Authors:
Chuanming Dong
1
;
2
;
Philippe Gambette
3
and
Catherine Dominguès
2
Affiliations:
1
ADEME, Agence de l’Environnement et de la Maítrise de l’ Énergie, F-49004, Angers, France
;
2
LASTIG, Univ. Gustave Eiffel, ENSG, IGN, F-77420 Champs-sur-Marne, France
;
3
LIGM, Univ. Gustave Eiffel, CNRS, ESIEE Paris, F-77454 Marne-la-Vallée, France
Keyword(s):
Information Extraction, Deep Learning, Word Embedding, Semantic Annotation, Industrial Pollution.
Abstract:
We study the extraction and reorganization of event-related information in texts regarding industrial pollution. The object is to build a memory of polluted sites that gathers the information about industrial events from various databases and corpora. An industrial event is described through several features as the event trigger, the industrial activity, the institution, the pollutant, etc. In order to efficiently collect information from a large corpus, it is necessary to automatize the information extraction process.

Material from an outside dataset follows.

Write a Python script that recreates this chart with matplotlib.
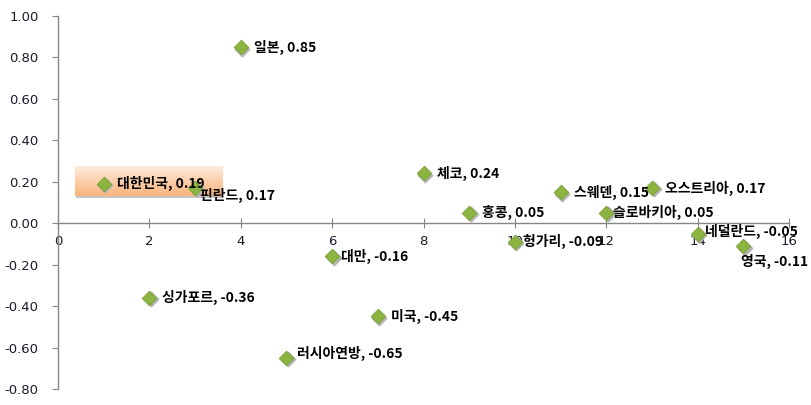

To this end, we manually annotated a part of a corpus about soil industrial pollution, then we used it to train information extraction models with deep learning methods. The models we trained achieve 0.76 F-score on event feature extraction. We intend to improve the models and then use them on other text resources to enrich the polluted sites memory with extracted information about industrial events.